Comparison Table: How pH Changes with NH3 Concentration
The following values use Kb = 1.8 × 10-5 at 25°C and the weak base approximation for a quick comparison.
| NH3 Concentration (M) | Estimated [OH-] (M) | Estimated pOH | Estimated pH |
|---|---|---|---|
| 0.10 | 1.34 × 10-3 | 2.87 | 11.13 |
| 0.20 | 1.90 × 10-3 | 2.72 | 11.28 |
| 0.40 | 2.68 × 10-3 | 2.57 | 11.43 |
| 0.80 | 3.79 × 10-3 | 2.42 | 11.58 |
This table illustrates an important weak-base trend: doubling concentration does not double pH. Because pH is logarithmic and weak-base dissociation follows equilibrium behavior, the pH increases more gradually than many students expect.
Common Errors Students Make
- Using 1 M instead of 0.40 M: you must divide by the full 2.5 L volume.
- Assuming NH3 is a strong base: ammonia is weak and requires a Kb expression.
- Confusing Kb and Ka: for NH3, use the base dissociation constant, not an acid constant.
- Stopping at pOH: many students compute pOH correctly but forget to convert to pH.
- Rounding too early: keep more digits during the calculation and round at the end.
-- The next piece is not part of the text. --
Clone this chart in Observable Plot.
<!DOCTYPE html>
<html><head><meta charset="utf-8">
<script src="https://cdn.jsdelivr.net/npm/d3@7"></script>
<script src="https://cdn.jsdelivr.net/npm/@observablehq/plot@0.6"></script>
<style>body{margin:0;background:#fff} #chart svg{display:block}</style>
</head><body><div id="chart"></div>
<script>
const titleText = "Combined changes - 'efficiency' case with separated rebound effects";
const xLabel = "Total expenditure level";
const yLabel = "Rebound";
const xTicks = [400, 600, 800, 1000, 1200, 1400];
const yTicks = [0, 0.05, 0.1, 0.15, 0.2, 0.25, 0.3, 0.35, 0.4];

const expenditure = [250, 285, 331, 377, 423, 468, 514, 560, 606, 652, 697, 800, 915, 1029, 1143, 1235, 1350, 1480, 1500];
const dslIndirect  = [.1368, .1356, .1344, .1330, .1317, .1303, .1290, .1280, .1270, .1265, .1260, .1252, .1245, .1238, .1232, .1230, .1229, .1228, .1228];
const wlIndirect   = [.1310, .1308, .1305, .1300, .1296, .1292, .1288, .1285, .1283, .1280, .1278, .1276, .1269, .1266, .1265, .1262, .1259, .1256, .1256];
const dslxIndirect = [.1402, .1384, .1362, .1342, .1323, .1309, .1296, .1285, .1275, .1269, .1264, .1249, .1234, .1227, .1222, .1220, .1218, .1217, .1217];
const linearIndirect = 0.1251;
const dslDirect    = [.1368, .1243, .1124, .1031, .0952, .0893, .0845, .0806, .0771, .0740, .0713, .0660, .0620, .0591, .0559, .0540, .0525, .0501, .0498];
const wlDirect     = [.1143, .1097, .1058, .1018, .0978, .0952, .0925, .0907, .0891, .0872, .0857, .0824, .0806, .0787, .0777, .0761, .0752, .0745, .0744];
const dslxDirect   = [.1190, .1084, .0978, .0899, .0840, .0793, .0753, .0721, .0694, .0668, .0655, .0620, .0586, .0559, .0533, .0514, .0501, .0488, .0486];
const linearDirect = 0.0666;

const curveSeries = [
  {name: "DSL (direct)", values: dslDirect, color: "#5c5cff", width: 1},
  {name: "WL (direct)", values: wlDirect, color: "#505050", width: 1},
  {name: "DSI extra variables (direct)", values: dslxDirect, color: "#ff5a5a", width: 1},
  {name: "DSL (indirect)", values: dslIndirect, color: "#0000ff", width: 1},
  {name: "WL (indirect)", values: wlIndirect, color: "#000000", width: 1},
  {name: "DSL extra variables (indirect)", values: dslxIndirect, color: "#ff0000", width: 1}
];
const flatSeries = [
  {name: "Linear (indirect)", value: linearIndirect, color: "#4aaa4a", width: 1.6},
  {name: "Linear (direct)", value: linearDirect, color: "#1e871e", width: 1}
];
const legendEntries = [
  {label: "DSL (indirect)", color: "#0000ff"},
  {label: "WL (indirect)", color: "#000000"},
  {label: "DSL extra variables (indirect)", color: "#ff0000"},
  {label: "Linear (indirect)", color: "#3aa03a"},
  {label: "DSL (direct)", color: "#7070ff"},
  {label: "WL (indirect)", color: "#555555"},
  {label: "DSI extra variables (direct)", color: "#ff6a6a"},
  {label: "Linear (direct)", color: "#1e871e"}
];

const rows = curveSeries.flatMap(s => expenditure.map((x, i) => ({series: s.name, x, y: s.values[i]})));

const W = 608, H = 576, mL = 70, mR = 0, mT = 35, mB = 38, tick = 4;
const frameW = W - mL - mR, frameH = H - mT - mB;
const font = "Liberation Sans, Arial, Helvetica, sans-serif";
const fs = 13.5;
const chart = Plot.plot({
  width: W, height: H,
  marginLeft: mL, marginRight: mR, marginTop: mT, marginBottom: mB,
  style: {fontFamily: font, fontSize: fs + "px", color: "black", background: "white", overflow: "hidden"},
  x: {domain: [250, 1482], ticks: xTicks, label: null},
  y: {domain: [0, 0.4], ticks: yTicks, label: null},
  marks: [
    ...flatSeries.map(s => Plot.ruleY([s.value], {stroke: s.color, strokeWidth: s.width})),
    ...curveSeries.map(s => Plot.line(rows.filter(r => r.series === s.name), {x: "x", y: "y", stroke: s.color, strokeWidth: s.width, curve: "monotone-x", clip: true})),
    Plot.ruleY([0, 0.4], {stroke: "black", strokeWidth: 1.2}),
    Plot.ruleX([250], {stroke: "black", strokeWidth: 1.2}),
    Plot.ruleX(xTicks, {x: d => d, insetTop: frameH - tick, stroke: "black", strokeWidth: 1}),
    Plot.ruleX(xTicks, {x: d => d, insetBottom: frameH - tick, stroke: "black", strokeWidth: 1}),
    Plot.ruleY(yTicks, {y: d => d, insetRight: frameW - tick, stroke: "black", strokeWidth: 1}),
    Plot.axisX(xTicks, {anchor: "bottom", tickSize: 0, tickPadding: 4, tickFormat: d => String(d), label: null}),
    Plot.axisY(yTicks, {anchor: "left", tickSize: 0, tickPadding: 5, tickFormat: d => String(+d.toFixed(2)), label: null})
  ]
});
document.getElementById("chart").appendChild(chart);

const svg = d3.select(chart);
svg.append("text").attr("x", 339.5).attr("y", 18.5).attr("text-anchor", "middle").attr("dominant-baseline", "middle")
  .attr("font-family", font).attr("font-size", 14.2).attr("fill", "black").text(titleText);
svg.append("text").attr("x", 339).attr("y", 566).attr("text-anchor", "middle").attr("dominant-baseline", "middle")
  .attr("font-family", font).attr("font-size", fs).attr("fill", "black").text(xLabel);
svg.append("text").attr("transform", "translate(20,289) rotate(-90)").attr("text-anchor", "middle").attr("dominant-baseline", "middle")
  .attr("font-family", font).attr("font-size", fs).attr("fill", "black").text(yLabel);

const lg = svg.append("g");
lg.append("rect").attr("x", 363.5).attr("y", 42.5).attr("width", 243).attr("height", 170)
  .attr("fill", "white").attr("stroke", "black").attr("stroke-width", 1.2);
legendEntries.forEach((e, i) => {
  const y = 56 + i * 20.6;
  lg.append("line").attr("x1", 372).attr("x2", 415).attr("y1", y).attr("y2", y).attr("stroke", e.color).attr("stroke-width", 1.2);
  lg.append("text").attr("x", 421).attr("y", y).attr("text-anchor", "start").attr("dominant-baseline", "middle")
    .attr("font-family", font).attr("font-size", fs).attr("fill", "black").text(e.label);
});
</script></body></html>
Authoritative References for Ammonia Equilibria and pH Concepts
For further verification and deeper study, consult these authoritative educational and government resources:
LibreTexts Chemistry
U.S. Environmental Protection Agency
NIST Chemistry WebBook
When You Might Need a More Advanced Approach
For introductory chemistry, the calculation above is the correct and standard method. However, in more advanced settings, there are situations where additional corrections may matter. These include very concentrated solutions where activity effects become important, non-25°C conditions where equilibrium constants shift, and buffered systems containing both NH3 and NH4+. In those cases, the Henderson-Hasselbalch relationship or activity-based equilibrium calculations may be more appropriate.
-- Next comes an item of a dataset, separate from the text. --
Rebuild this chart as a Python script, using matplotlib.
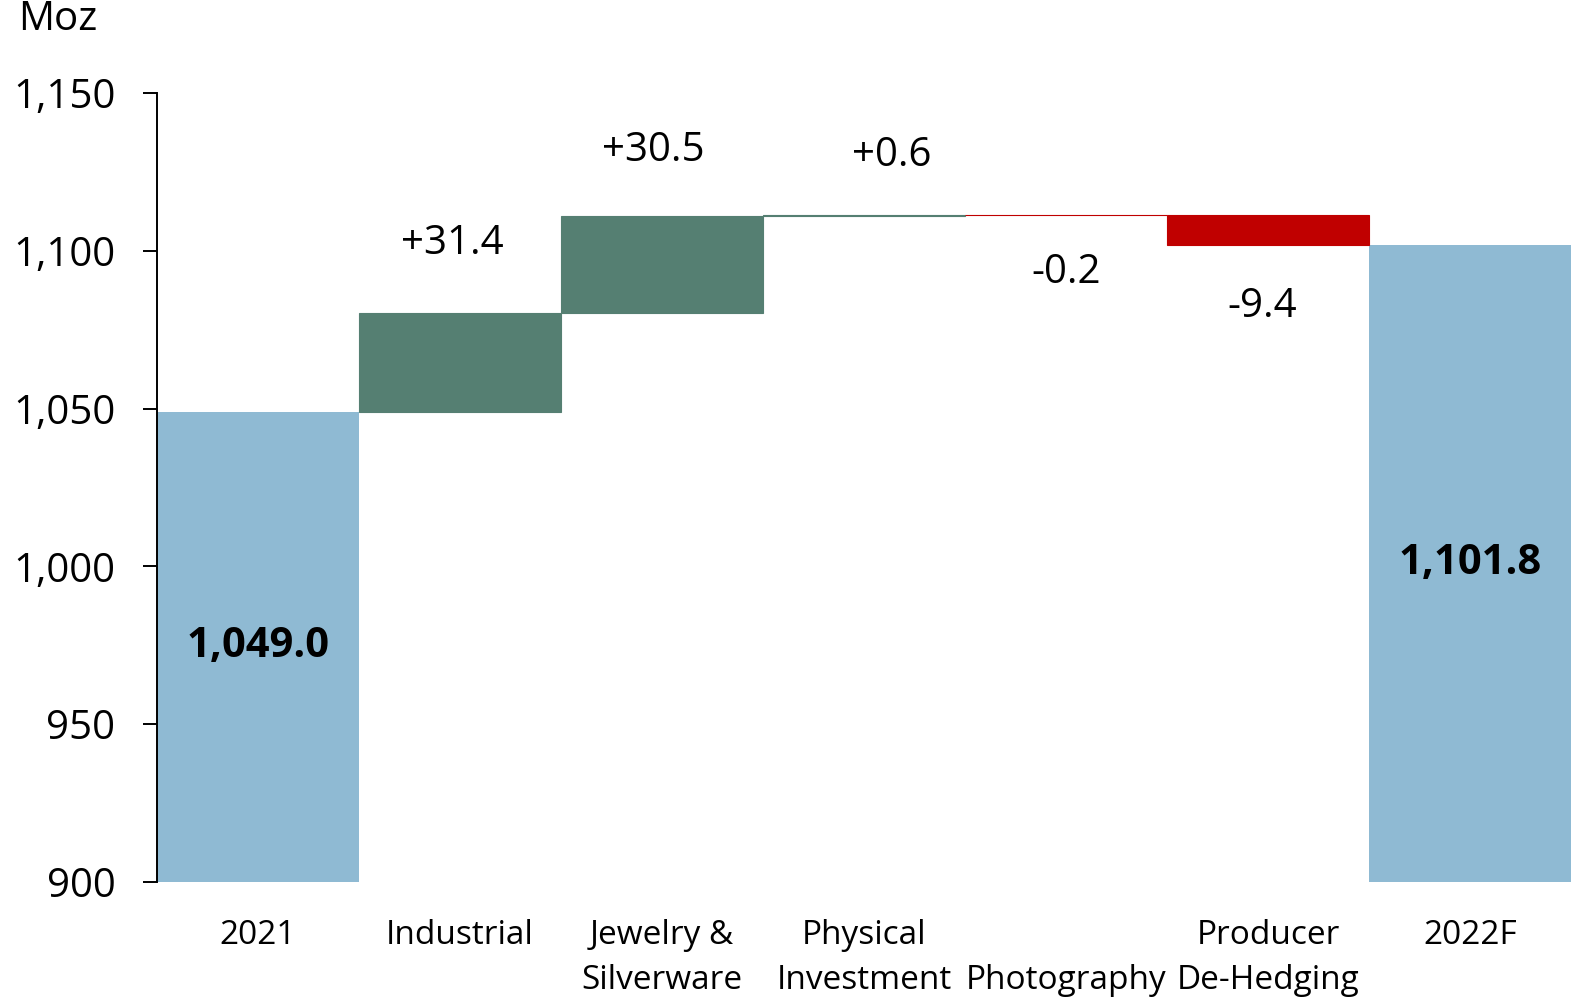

Examples of More Advanced Cases
- Ammonia dissolved in solutions that already contain ammonium chloride
- High ionic strength laboratory media
- Gas-liquid equilibrium problems involving dissolved ammonia and partial pressure
- Environmental water chemistry where temperature and dissolved salts vary significantly
Final Answer
For the problem “2.5 l solution contains 1 mol of nh3 calculate ph”, the correct general chemistry result is:
Initial NH3 concentration = 0.40 M
[OH-] ≈ 2.68 × 10-3 M
pOH ≈ 2.57
pH ≈ 11.43
If you are solving this on homework, a quiz, or an exam, writing the reaction, the Kb expression, and the ICE setup will usually earn the most credit. The calculator above lets you verify the answer instantly and compare exact and approximate methods for the same NH3 solution.